Why is Go considered partially preemptive?

I am trying to get a better understanding of the definition preemptive and cooperative in the context of Go. Wiki states for preemptive multitasking

> In computing, preemption is the act of temporarily interrupting an executing task, with the intention of resuming it at a later time. This interrupt is done by an external scheduler with no assistance or cooperation from the task.

Wiki states "external scheduler". I guess it means dispatcher to be more specific since afaik the scheduler only is responsible for choosing the next process in line.

Go is often referred to as partially preemptive since sync-points/preemption-points are only at function calls and not at any given instruction. That makes sense. But as the wiki definition states, preemptive is done by an external scheduler.

But isn't every process or task preemptive since the CPU can stop executing any process mid-execution in order to switch to another process? Any clarification is appreciated!

Addendum

The only explanation I could come up with is that we talk about different preemption levels. One for processes, and one for kernel/user-threads. In that case the CPU scheduler selects the next process but the Go scheduler is responsible for the goroutines/threads.

My answer is built on top of Andrew and Daniel's answers, and entirely based on this talk.

Since go 1.14, the go scheduler is non-cooperative pre-emptive. Each go routine is pre-empted after a certain time slice. It's 10ms in go 1.19.1.

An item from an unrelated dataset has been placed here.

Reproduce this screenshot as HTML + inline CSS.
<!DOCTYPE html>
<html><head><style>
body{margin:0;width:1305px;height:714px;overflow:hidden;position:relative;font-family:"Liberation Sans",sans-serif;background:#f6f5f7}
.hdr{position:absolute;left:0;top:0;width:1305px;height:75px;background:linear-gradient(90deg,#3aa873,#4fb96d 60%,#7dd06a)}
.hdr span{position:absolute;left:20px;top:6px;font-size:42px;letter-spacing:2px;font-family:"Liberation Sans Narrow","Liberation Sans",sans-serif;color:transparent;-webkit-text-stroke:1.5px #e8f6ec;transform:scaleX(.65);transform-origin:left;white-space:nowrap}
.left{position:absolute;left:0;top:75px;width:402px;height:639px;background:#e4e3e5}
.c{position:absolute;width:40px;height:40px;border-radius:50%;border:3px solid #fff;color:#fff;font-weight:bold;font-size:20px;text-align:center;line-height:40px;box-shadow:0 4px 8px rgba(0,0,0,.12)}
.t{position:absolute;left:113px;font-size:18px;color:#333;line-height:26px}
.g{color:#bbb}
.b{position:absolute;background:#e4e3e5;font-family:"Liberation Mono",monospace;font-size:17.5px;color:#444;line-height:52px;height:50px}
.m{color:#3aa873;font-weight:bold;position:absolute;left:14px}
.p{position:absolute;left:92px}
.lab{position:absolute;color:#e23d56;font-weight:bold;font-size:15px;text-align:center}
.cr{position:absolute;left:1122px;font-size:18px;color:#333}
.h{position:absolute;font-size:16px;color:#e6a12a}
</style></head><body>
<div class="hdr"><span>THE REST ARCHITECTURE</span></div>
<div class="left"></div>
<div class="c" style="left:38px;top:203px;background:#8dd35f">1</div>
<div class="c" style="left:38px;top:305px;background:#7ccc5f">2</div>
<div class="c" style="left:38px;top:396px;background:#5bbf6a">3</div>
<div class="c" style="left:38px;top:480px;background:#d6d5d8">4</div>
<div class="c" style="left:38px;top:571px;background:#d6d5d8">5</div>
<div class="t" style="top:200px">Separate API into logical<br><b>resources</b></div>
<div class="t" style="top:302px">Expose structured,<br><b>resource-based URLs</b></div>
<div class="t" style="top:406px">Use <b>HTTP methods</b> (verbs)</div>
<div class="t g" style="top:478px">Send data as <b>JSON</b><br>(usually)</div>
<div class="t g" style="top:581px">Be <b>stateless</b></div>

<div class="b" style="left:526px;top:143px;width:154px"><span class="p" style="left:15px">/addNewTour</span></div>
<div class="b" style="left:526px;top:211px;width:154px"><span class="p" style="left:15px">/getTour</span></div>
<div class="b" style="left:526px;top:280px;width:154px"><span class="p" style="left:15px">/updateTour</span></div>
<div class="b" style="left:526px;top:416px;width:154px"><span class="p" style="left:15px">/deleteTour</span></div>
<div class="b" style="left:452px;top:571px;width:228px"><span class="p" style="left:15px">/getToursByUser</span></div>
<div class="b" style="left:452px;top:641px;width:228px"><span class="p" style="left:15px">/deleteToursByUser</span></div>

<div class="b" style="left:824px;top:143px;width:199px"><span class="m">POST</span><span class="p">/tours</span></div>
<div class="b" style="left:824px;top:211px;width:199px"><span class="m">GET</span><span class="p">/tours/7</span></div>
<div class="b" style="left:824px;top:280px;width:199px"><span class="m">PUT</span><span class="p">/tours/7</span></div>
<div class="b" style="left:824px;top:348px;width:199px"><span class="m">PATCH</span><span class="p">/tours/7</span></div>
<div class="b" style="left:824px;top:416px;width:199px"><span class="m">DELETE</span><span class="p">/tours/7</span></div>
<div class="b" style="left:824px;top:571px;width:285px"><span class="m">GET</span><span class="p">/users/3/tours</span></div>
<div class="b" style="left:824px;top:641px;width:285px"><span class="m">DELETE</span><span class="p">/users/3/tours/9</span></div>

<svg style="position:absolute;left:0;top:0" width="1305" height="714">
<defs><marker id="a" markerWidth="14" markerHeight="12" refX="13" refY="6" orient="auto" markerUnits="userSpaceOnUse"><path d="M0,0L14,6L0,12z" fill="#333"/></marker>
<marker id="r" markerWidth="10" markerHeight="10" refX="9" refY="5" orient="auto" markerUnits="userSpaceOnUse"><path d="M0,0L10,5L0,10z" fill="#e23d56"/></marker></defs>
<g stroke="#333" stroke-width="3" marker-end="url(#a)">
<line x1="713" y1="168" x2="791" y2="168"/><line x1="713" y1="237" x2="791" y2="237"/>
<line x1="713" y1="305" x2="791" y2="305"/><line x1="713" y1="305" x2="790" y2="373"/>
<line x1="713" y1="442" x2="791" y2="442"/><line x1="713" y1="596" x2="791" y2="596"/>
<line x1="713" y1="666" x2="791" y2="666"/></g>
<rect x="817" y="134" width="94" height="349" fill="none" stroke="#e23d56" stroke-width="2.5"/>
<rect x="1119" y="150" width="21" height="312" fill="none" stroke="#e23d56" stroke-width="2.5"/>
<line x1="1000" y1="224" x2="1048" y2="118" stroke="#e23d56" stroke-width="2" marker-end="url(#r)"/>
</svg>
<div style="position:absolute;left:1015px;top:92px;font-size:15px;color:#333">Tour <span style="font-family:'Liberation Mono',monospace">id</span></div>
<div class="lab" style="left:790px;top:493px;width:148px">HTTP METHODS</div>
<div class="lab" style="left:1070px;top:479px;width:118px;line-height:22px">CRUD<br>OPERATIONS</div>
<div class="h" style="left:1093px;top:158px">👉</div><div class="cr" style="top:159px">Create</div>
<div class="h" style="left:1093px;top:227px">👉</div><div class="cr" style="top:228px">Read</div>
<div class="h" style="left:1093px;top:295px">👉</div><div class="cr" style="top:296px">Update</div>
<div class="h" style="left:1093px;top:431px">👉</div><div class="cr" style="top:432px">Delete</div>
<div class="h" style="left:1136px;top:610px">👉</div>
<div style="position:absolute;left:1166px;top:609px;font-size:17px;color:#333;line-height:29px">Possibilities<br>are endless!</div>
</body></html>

In the talk I mentioned earlier, starting 20:35, you can find the history about how the scheduler used purely co-operative pre-emption in 1.0, then compiler baked in pre-emption with go 1.2, and finally the current nature - non-coperative pre-emption.

Your addendum is correct. There are different schedulers working here. One is the OS scheduler and one on the application level. Check out this article. It's exactly what you are looking for:

> As we discussed in the first post, the OS scheduler is a preemptive scheduler. [...] The kernel is making decisions and everything is non-deterministic.

And this:

> The Go scheduler is part of the Go runtime, and the Go runtime is built into your application. This means the Go scheduler runs in user space, above the kernel. The current implementation of the Go scheduler is not a preemptive scheduler but a cooperating scheduler. Being a cooperating scheduler means the scheduler needs well-defined user space events that happen at safe points in the code to make scheduling decisions.

Conlusion, there are two different schedulers. One for the process, one for Goroutines.

There are a few things here. First the Wikipedia article is talking about operating system level preemption which may not exactly apply. Go-routine scheduling is not handled by the OS but by the Go runtime.

In essence processes/threads are handled by the OS/hardware and are preemptive. The Go runtime can run different "go routines" on the same thread. (In fact this is one thing that makes Go unique - easily allowing you to create an application with millions of concurrent go-routines.)

Originally go-routines were not preemptive but surprisingly this caused few problems but a long-running loop that did not encounter preemption points could hog a thread. But thanks to some great work by Austin Clements this was addressed a couple of years ago (Go 1.15?). So I believe go-routines are fully preemptable at least on the more popular architectures, but you may encounter old comments that state otherwise.

I hope this helps but to answer your specific questions:

> But isn't every process or task preemptive...?

Yes, but they are not go-routines.

> the CPU scheduler selects the next process but
> the Go scheduler is responsible for the goroutines/threads.

No, the OS (using CPU/MMU hardware facilities) schedules processes and threads. The Go scheduler only decides which go-routine runs next on the specific thread(s) it controls, and it never controls more than GOMAXPROCS (non-blocked) threads.